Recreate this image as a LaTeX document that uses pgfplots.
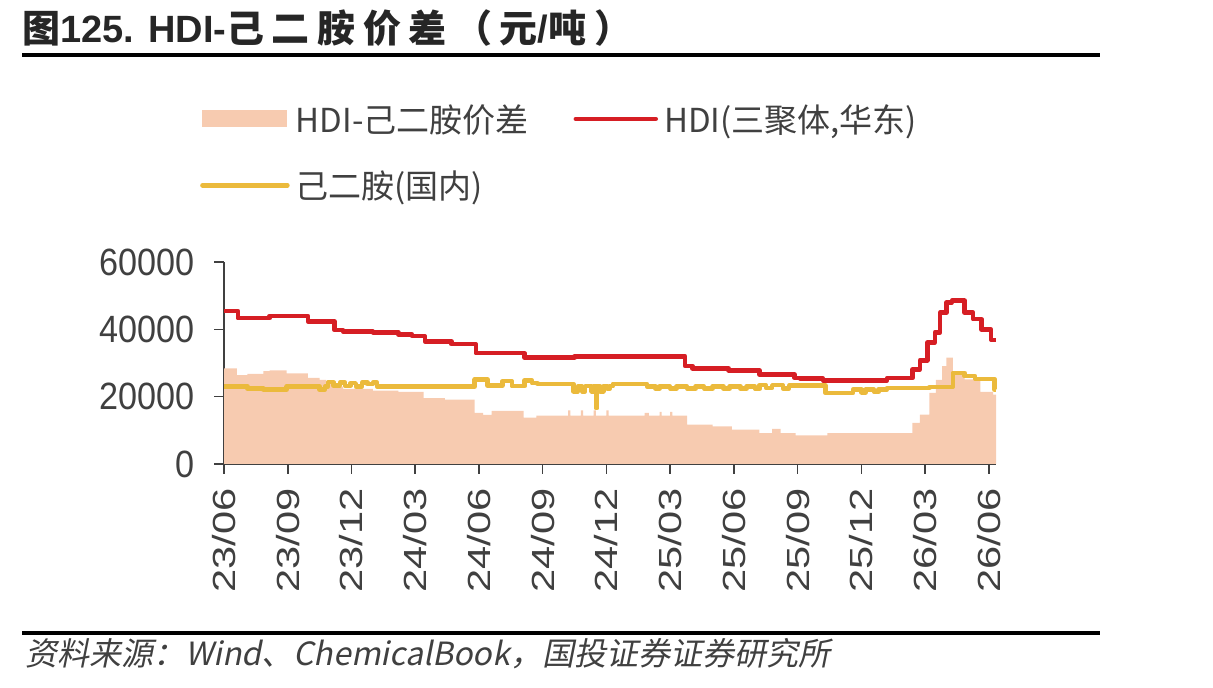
\documentclass[border=0pt]{standalone}
\usepackage{pgfplots}
\pgfplotsset{compat=1.18}
\usepackage{fontspec}
\setmainfont{Liberation Sans}
\newfontfamily\cjk{Noto Sans CJK SC}
\newfontfamily\titlefont[LetterSpace=20]{Noto Sans CJK SC}
\newfontfamily\ytickfont[FakeStretch=0.9]{Liberation Sans}
\newfontfamily\xtickfont[FakeStretch=1.3]{Liberation Sans}
\newfontfamily\srcfont[FakeSlant=0.2]{Noto Sans CJK SC}
\definecolor{hdired}{RGB}{214,30,36}
\definecolor{hdayel}{RGB}{235,186,60}
\definecolor{areac}{RGB}{247,203,176}
\definecolor{txt}{RGB}{64,64,64}

\pgfplotstableread{
x y
0 28400
0.6 26400
1.1 26800
1.85 27600
2.15 27800
2.95 26900
3.95 25600
4.5 25000
4.8 24300
5.1 23600
5.4 23000
5.6 22300
7.0 21800
8.2 21400
9.4 19600
10.4 19100
11.8 15200
12.2 14600
12.6 15800
14.1 13800
14.7 14400
16.2 15900
16.3 14400
16.8 15900
16.9 14400
17.4 15900
17.5 14400
18.0 15900
18.1 14400
19.8 15200
20.0 14400
20.5 15500
20.6 14400
21.0 15500
21.1 14400
21.8 11700
23.0 11200
23.9 10200
25.2 9200
25.8 10400
26.2 9200
26.9 8500
28.4 9200
32.4 12200
32.75 14700
33.2 21100
33.5 25000
33.8 29100
34.0 31600
34.3 27600
34.85 25100
35.6 21400
36.2 20600
36.33 20600
}\spread

\pgfplotstableread{
x y
0 45500
0.65 43300
2.15 44000
3.95 42400
5.2 39800
5.6 39400
7.0 39100
8.2 38500
8.85 38000
9.45 36400
10.7 35600
11.85 32900
14.15 31600
16.5 32000
21.7 29100
22.05 28400
23.75 27800
25.2 26600
26.85 25600
27.1 25400
28.2 24800
31.2 25500
32.4 28100
32.75 30800
33.1 36100
33.45 39100
33.7 45000
34.0 48000
34.25 48500
34.85 45000
35.25 43000
35.65 39900
36.1 36900
36.33 36900
}\hdi

\pgfplotstableread{
x y
0 23000
1.1 22400
1.85 22100
2.95 23000
4.5 22100
4.75 23000
4.9 24300
5.15 23300
5.45 24200
5.7 23200
5.95 24000
6.2 23000
6.5 24200
6.75 23700
7.0 24200
7.2 23000
11.8 25100
12.4 23300
13.1 24600
13.55 23100
14.15 24800
14.5 24000
14.75 23800
16.45 21600
16.65 23100
16.85 21600
17.0 23100
17.3 21600
17.4 23100
17.5 16600
17.56 23100
17.7 21600
17.85 23100
18.05 22300
18.15 23100
18.3 23800
19.9 23000
20.3 22400
20.5 23000
21.0 22400
21.3 23000
21.8 22400
22.2 23000
22.6 22400
23.0 23000
23.5 22400
23.8 23000
24.3 22400
24.6 23000
25.0 22300
25.2 23400
25.5 22600
25.8 23400
26.3 22500
26.6 23300
28.3 21100
29.6 22100
30.0 21300
30.2 22100
30.6 21400
30.8 22100
31.2 22600
33.2 22900
34.3 27100
34.85 26100
35.35 25300
36.25 22100
36.33 22100
}\hda

\begin{document}
\begin{tikzpicture}[x=1pt,y=1pt]
\path[use as bounding box] (0,0) rectangle (1213,688);
\node[anchor=base west, inner sep=0pt, text=black!85] at (22,645) {\fontsize{38}{40}\selectfont\bfseries{\titlefont 图}125. HDI-{\titlefont 己二胺价差（元}/{\titlefont 吨）}};
\draw[line width=3.5pt] (22,633) -- (1100,633);
\draw[line width=3.5pt] (22,55) -- (1100,55);
\node[anchor=base west, inner sep=0pt, text=txt] at (25,22) {\srcfont\fontsize{32}{34}\selectfont 资料来源：Wind、ChemicalBook，国投证券证券研究所};
\begin{axis}[
  at={(224pt,224pt)}, anchor=south west,
  scale only axis, width=772pt, height=202pt,
  xmin=0, xmax=36.33, ymin=0, ymax=60000,
  scaled y ticks=false,
  axis x line=bottom, axis y line=left,
  axis line style={-, draw=txt, line width=1.5pt},
  tick style={draw=txt, line width=1.5pt},
  major tick length=10pt, tick align=outside,
  xtick={0,3,...,36},
  xticklabels={23/06,23/09,23/12,24/03,24/06,24/09,24/12,25/03,25/06,25/09,25/12,26/03,26/06},
  ytick={0,20000,40000,60000},
  yticklabels={0,20000,40000,60000},
  xticklabel style={yshift=-14pt, rotate=90, anchor=east, inner sep=0pt, text=txt, font=\xtickfont\fontsize{32}{32}\selectfont},
  yticklabel style={anchor=east, inner sep=0pt, text=txt, font=\ytickfont\fontsize{38}{38}\selectfont, xshift=-19pt},
  legend columns=2,
  legend cell align=left,
  legend style={at={(-0.0311,1.782)}, anchor=north west, draw=none, fill=none, inner sep=0pt,
    font=\cjk\fontsize{33}{36}\selectfont, text=txt,
    nodes={inner sep=0pt},
    /tikz/every odd column/.append style={column sep=6pt},
    /tikz/every even column/.append style={column sep=45pt},
    row sep=37pt},
  clip=false,
]
\addplot[const plot, fill=areac, draw=none,
  legend image code/.code={\fill[areac] (0pt,-8.5pt) rectangle (85pt,8.5pt);}] table {\spread} \closedcycle;
\addlegendentry{HDI-己二胺价差}
\addplot[const plot, draw=hdired, line width=4.5pt, line join=round,
  legend image code/.code={\draw[hdired, line width=4.5pt, line cap=round] (0pt,0pt) -- (80pt,0pt);}] table {\hdi};
\addlegendentry{HDI(三聚体,华东)}
\addplot[const plot, draw=hdayel, line width=4.5pt, line join=round,
  legend image code/.code={\draw[hdayel, line width=4.5pt, line cap=round] (0pt,0pt) -- (85pt,0pt);}] table {\hda};
\addlegendentry{己二胺(国内)}
\end{axis}
\end{tikzpicture}
\end{document}
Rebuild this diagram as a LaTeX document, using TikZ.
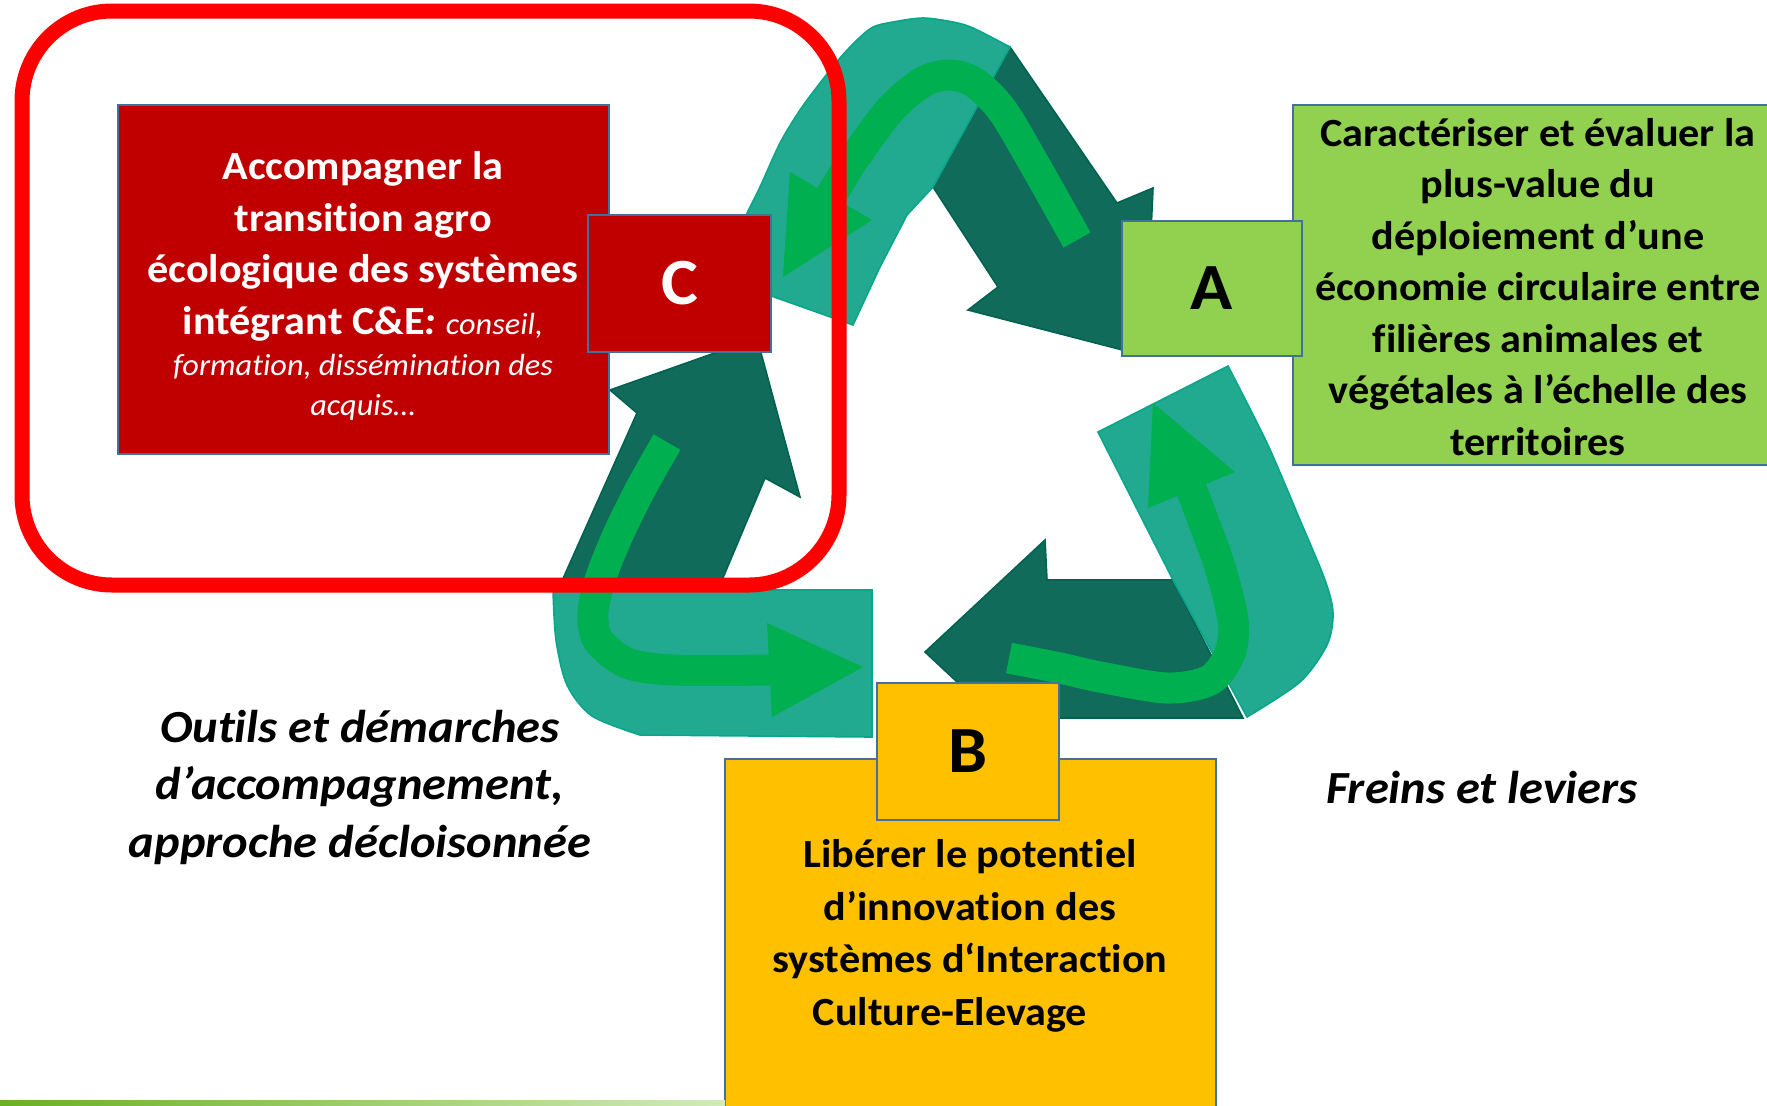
\documentclass[tikz,border=0pt]{standalone}
\usepackage{fontspec}
\setmainfont{Carlito}[FakeStretch=1.055, Ligatures=NoCommon]
\definecolor{tealLight}{HTML}{21AA8F}
\definecolor{tealLightEdge}{HTML}{08A68A}
\definecolor{tealDark}{HTML}{106B5A}
\definecolor{tealDarkEdge}{HTML}{00624F}
\definecolor{flowGreen}{HTML}{00AF50}
\definecolor{frameRed}{HTML}{FF0000}
\definecolor{boxRed}{HTML}{C00000}
\definecolor{boxGreen}{HTML}{92D050}
\definecolor{boxYellow}{HTML}{FFC000}
\definecolor{boxEdge}{HTML}{41719C}
\definecolor{ruleGreen}{HTML}{6AB023}
\definecolor{ruleLight}{HTML}{D2EBB8}
\newcommand{\remark}[1]{{\mdseries\itshape\fontsize{15.3pt}{25.75pt}\selectfont #1}}
\begin{document}
\begin{tikzpicture}[x=0.5pt, y=-0.5pt,
    lightband/.style={fill=tealLight, draw=tealLightEdge, line width=0.8pt},
    darkband/.style={fill=tealDark, draw=tealDarkEdge, line width=0.8pt},
    flow/.style={draw=flowGreen, line width=15.5pt},
    tile/.style={draw=boxEdge, line width=1.2pt},
    letterbox/.style={tile, inner sep=0pt, font=\fontsize{33pt}{36pt}\selectfont\bfseries},
    bodytext/.style={align=center, inner sep=0pt, font=\fontsize{20pt}{25.75pt}\selectfont\bfseries},
    sidetext/.style={align=center, inner sep=0pt, font=\fontsize{23pt}{28.75pt}\selectfont\bfseries\itshape}]
    \useasboundingbox (0,0) rectangle (1767,1105);
    % recycling loop, dark halves
    \filldraw[darkband] (1010,47) -- (1117,203) -- (1153,188) -- (1148,300) -- (1138,354) -- (968,310) -- (998,287) -- (933,187) -- cycle;
    \filldraw[darkband] (557,592) -- (637,413) -- (610,390) -- (757,338) -- (800,497) -- (765,478) -- (717,592) -- cycle;
    \filldraw[darkband] (1173,580) -- (1047,580) -- (1045,540) -- (925,652) -- (1000,722) -- (1045,758) -- (1050,718) -- (1243,718) -- cycle;
    % light halves
    \filldraw[lightband] (740,235) -- plot[smooth] coordinates {(747,213) (760,187) (780,143) (800,110) (820,83) (840,58) (857,40) (873,27) (893,22) (923,18) (953,22) (973,28) (1010,47)} -- (933,187) -- (907,215) -- (880,267) -- (853,325) -- (760,292) -- cycle;
    \filldraw[lightband] (553,590) -- (872,590) -- (872,737) -- plot[smooth] coordinates {(640,735) (592,716) (567,685) (556,640) (553,590)} -- cycle;
    \filldraw[lightband] (1098,432) -- plot[smooth] coordinates {(1228,366) (1267,443) (1300,520) (1325,580) (1333,613) (1327,645) (1300,682) (1247,717)} -- (1173,580) -- cycle;
    % green flow arrows
    \draw[flow] plot[smooth] coordinates {(1077,240) (1032,160) (1002,110) (975,83) (950,75) (923,82) (890,110) (853,160) (831,196)};
    \fill[flowGreen] (790,172) -- (872,220) -- (783,277) -- cycle;
    \draw[flow] plot[smooth] coordinates {(667,442) (640,490) (617,537) (600,580) (593,613) (598,640) (627,663) (673,670) (770,670)};
    \fill[flowGreen] (767,623) -- (863,667) -- (772,717) -- cycle;
    \draw[flow] plot[smooth] coordinates {(1009,658) (1060,668) (1100,677) (1167,688) (1210,680) (1230,653) (1233,620) (1220,567) (1203,520) (1186,475)};
    \fill[flowGreen] (1148,508) -- (1235,472) -- (1153,403) -- cycle;
    % red frame
    \draw[frameRed, line width=7.5pt, rounded corners=45pt] (22,11) rectangle (839,585);
    % boxes
    \filldraw[tile, fill=boxRed] (118,105) rectangle (609,454);
    \node[letterbox, fill=boxRed, text=white, minimum width=91.5pt, minimum height=68.5pt] (cbox) at (679.5,283.5) {C};
    \filldraw[tile, fill=boxGreen] (1293,105) rectangle (1780,465);
    \node[letterbox, fill=boxGreen, minimum width=90pt, minimum height=67.5pt] (abox) at (1212,288.5) {A};
    \filldraw[tile, fill=boxYellow] (725,759) rectangle (1216,1120);
    \node[letterbox, fill=boxYellow, minimum width=91pt, minimum height=68.5pt] (bbox) at (968,751.5) {B};
    % texts
    \node[bodytext, text=white] (ctext) at (363,286) {Accompagner la\\transition agro\\écologique des systèmes\\intégrant C\&E\textit{:} \remark{conseil,}\\[-5pt]\remark{formation, dissémination des}\\[-6pt]\remark{acquis…}};
    \node[bodytext] (atext) at (1538,287) {Caractériser et évaluer la\\plus-value du\\déploiement d’une\\économie circulaire entre\\filières animales et\\végétales à l’échelle des\\territoires};
    \node[bodytext, font=\fontsize{20pt}{26.3pt}\selectfont\bfseries] (btext) at (970,936) {Libérer le potentiel\\d’innovation des\\systèmes d‘Interaction\\Culture-Elevage\hspace*{20pt}};
    \node[sidetext] (tools) at (360,787) {Outils et démarches\\d’accompagnement,\\approche décloisonnée};
    \node[sidetext] (levers) at (1482,788) {Freins et leviers};
    % bottom rule
    \fill[left color=ruleGreen, right color=ruleLight] (0,1100) rectangle (725,1105);
\end{tikzpicture}
\end{document}
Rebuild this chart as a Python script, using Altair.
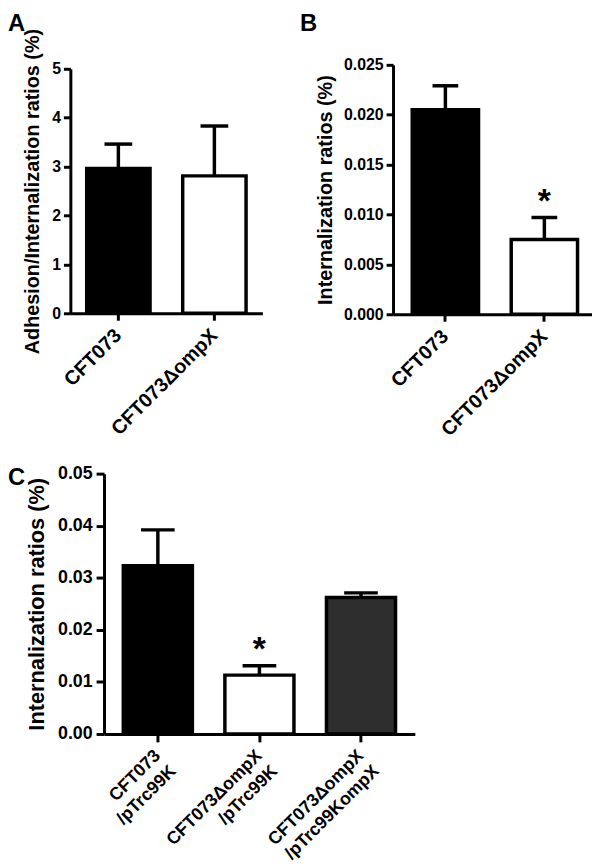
====
Check each line of the entries above, and show every one holding the word "this".

Recreate this image as a LaTeX document that uses pgfplots.
Rebuild this diagram as a LaTeX document, using TikZ.
Rebuild this chart as a Python script, using Altair.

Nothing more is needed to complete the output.